WIC, which operates through a Federal/State/local partnership, is
not an entitlement program. The number
of participants that can be served each year depends on the
annual appropriation and the cost of operating the program. Because
food costs account for about 75 percent of total program expenditures,
enacting policies to contain food costs allows States to reduce
program expenditures. Understanding what drives WIC food costs helps
States implement effective cost-reducing policies. A recent 17-State
study by ERS found that variations in food prices between States
usually play a much larger role than the different mix of participants,
and that identical policies can affect costs differently across
States.
The estimated average monthly food cost ranged from
$28.64 per WIC participant in Texas to $36.27 in Tennessee; the
average was $31.92 across all 17 surveyed States. Within a State,
each group of WIC enrollees (women, infants, or children) qualifies
for a different food package, containing different types and/or
quantities of foods. These food packages differ in cost, so variation
in overall food costs can arise as the mix of enrollees differs
across States. Enrollees receive monthly vouchers for the items
in their food package, which they exchange at approved WIC retailers.
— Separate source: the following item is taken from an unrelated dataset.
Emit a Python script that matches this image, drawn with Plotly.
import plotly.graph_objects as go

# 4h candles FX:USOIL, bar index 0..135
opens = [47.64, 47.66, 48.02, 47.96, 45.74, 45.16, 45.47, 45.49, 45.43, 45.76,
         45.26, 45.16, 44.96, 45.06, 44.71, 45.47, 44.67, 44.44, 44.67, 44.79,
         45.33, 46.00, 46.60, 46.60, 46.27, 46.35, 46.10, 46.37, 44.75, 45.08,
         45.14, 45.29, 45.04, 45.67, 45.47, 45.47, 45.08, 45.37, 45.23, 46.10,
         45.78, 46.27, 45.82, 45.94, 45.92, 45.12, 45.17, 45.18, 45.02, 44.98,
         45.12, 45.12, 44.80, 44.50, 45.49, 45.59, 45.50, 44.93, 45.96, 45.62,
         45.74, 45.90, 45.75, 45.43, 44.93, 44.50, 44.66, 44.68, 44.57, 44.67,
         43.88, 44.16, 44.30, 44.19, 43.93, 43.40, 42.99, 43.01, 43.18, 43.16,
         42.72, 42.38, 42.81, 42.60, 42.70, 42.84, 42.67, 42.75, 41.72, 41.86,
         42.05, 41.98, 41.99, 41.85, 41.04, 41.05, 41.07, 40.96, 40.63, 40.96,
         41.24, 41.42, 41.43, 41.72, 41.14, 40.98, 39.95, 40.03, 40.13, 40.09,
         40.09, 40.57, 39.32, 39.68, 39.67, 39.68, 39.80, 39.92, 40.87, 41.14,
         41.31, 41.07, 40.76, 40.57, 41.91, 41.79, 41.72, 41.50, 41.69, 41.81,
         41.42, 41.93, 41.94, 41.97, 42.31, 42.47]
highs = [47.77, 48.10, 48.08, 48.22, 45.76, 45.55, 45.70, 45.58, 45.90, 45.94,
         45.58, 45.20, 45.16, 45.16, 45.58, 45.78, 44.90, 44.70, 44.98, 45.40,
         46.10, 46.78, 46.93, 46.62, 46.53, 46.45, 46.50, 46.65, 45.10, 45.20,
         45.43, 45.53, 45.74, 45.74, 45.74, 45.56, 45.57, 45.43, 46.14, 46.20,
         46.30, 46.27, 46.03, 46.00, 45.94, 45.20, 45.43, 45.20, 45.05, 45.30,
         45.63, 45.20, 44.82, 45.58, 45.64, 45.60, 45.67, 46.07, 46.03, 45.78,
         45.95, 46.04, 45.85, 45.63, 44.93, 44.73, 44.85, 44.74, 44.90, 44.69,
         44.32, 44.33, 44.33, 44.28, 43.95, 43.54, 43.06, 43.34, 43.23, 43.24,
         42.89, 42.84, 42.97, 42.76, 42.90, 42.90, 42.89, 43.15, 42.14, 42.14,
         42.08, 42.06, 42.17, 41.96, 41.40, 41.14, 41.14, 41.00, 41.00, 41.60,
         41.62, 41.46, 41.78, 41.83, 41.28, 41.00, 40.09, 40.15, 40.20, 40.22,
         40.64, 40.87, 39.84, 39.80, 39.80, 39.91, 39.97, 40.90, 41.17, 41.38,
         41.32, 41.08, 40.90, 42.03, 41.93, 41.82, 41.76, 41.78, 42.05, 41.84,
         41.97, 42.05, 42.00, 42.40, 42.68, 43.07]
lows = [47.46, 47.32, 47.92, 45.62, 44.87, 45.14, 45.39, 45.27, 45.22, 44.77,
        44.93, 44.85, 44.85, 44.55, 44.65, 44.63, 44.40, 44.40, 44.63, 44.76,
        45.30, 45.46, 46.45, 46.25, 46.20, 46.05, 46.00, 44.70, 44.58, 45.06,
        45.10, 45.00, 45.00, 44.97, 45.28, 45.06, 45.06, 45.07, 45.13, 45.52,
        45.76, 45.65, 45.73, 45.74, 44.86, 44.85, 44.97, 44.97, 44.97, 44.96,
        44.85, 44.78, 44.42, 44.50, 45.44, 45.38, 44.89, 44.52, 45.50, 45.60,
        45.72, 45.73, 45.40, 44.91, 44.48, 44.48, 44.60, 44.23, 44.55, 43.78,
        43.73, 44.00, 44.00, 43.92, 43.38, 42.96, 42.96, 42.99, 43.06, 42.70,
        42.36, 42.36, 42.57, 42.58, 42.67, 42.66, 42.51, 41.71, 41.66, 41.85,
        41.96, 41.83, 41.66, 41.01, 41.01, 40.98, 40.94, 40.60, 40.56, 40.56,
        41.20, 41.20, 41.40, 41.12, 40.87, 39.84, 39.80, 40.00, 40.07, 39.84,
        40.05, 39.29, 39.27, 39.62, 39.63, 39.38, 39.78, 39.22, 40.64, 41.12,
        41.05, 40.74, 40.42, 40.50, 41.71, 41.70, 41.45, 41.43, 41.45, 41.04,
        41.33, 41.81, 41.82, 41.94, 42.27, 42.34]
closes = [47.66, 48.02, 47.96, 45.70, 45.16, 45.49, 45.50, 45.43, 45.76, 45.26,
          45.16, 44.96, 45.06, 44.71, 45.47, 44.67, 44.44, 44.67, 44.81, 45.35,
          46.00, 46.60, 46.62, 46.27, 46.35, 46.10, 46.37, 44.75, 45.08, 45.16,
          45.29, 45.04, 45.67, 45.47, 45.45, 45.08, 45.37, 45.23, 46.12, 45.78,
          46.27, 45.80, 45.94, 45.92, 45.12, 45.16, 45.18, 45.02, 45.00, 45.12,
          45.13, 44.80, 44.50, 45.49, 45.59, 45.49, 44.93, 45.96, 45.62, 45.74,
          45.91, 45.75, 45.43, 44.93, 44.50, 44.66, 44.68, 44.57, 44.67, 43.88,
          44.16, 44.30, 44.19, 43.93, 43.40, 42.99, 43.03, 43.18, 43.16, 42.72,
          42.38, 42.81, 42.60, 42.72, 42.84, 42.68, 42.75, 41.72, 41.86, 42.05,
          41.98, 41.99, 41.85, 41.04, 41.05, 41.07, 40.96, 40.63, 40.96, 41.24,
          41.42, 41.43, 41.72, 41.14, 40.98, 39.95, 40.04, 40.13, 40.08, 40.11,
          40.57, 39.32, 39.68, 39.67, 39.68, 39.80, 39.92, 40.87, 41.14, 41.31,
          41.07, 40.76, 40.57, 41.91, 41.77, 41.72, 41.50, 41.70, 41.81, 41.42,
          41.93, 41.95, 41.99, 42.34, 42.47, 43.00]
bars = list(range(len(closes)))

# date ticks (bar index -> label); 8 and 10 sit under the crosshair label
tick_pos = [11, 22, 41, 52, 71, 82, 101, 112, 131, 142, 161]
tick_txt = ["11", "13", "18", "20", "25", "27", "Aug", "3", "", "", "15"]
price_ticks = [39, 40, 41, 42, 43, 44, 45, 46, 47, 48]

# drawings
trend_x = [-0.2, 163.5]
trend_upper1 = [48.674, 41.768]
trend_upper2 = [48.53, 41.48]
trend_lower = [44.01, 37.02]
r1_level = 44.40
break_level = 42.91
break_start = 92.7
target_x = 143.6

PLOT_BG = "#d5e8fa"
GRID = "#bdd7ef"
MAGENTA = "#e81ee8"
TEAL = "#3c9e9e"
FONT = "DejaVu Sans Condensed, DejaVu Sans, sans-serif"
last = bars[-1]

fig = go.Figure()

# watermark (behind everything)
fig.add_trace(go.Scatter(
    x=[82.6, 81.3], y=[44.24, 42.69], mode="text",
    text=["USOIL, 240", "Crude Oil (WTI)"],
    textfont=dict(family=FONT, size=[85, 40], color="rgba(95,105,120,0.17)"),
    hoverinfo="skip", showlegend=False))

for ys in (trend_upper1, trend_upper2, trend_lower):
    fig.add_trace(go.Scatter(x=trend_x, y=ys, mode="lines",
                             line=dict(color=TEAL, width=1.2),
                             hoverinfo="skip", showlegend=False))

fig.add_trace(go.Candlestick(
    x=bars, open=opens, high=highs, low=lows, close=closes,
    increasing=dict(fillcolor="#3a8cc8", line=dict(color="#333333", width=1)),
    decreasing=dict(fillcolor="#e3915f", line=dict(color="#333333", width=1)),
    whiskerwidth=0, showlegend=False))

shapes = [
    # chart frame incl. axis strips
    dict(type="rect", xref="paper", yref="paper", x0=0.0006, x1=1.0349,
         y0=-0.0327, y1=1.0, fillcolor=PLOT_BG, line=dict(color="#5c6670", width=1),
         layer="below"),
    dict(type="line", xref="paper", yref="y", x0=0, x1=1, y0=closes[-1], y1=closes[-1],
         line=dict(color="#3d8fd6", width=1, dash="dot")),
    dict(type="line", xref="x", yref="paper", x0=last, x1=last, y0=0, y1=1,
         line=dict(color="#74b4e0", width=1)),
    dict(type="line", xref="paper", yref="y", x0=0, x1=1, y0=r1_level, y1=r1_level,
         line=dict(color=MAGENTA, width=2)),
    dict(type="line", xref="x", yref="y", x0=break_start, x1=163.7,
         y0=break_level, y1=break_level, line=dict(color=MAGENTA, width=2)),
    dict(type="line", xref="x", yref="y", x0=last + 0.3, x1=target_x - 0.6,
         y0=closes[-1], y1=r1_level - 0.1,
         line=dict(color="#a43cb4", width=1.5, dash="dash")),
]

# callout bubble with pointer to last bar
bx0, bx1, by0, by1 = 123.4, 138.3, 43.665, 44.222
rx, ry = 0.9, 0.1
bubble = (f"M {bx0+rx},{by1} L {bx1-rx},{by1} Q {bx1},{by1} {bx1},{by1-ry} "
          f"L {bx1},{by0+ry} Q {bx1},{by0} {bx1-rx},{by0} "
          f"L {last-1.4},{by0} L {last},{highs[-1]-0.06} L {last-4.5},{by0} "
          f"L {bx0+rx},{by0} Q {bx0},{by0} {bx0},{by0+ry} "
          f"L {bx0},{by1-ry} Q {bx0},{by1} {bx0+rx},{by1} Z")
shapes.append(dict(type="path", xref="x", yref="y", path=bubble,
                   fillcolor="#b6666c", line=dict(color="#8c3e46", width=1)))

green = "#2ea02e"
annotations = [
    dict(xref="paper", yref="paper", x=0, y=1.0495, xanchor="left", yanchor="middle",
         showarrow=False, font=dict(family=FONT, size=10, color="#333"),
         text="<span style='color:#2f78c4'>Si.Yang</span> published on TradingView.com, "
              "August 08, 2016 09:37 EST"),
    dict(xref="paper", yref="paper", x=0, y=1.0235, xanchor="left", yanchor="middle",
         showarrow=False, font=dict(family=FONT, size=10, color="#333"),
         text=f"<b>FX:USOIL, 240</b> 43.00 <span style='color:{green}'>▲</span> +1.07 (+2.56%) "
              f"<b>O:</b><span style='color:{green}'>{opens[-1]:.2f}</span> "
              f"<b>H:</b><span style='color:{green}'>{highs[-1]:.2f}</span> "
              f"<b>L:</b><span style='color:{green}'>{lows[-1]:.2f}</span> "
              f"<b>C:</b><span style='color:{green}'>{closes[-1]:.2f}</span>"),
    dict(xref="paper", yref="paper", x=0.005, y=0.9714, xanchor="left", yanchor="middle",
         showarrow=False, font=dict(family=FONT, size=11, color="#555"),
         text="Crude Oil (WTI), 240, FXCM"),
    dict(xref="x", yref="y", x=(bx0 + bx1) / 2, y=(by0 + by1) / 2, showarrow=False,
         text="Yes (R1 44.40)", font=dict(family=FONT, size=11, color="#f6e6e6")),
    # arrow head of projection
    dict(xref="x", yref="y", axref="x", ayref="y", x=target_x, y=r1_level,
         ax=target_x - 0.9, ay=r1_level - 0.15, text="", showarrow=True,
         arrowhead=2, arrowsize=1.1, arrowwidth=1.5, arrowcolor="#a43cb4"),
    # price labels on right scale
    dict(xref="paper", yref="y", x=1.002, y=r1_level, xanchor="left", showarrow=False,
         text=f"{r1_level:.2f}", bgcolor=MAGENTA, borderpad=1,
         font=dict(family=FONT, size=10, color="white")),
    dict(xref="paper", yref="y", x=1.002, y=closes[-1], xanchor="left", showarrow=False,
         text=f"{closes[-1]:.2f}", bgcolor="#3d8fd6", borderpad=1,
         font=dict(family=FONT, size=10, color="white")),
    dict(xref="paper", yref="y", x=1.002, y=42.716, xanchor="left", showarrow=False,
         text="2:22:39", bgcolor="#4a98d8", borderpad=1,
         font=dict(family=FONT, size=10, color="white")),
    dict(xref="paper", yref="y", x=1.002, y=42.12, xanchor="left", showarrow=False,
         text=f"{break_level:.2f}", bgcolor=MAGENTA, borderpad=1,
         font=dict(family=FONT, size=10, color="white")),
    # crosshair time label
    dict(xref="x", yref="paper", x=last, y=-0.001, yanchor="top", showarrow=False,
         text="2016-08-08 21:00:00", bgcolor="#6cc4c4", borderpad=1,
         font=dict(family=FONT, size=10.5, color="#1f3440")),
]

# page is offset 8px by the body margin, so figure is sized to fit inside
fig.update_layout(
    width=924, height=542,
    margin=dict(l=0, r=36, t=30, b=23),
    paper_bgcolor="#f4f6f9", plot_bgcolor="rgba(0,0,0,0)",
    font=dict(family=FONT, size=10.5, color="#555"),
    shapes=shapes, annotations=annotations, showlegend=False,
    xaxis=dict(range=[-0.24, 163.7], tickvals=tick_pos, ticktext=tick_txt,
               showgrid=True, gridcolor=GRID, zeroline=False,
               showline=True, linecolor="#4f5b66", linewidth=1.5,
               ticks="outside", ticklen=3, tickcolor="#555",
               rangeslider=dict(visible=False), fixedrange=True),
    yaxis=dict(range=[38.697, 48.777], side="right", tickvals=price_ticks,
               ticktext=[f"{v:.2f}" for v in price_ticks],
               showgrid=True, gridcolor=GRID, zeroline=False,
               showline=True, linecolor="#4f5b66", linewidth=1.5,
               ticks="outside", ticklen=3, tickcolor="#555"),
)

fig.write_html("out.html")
Retailers submit the vouchers to the WIC State agency for reimbursement
at the retail price for the WIC items. So, variation in overall
WIC food costs can also arise due to differences in retail prices
for WIC items across States. For example, retail price differences
accounted for WIC food benefits in Tennessee being an estimated
$4.71 higher than the average for the States studied.
States frequently enact policies meant to reduce food costs, such
as requiring participants to purchase only gallon containers of
milk. Variation in WIC food costs may also result from differences
in States' cost-containment policies. But, even savings from identical
cost-containment practices differ across States.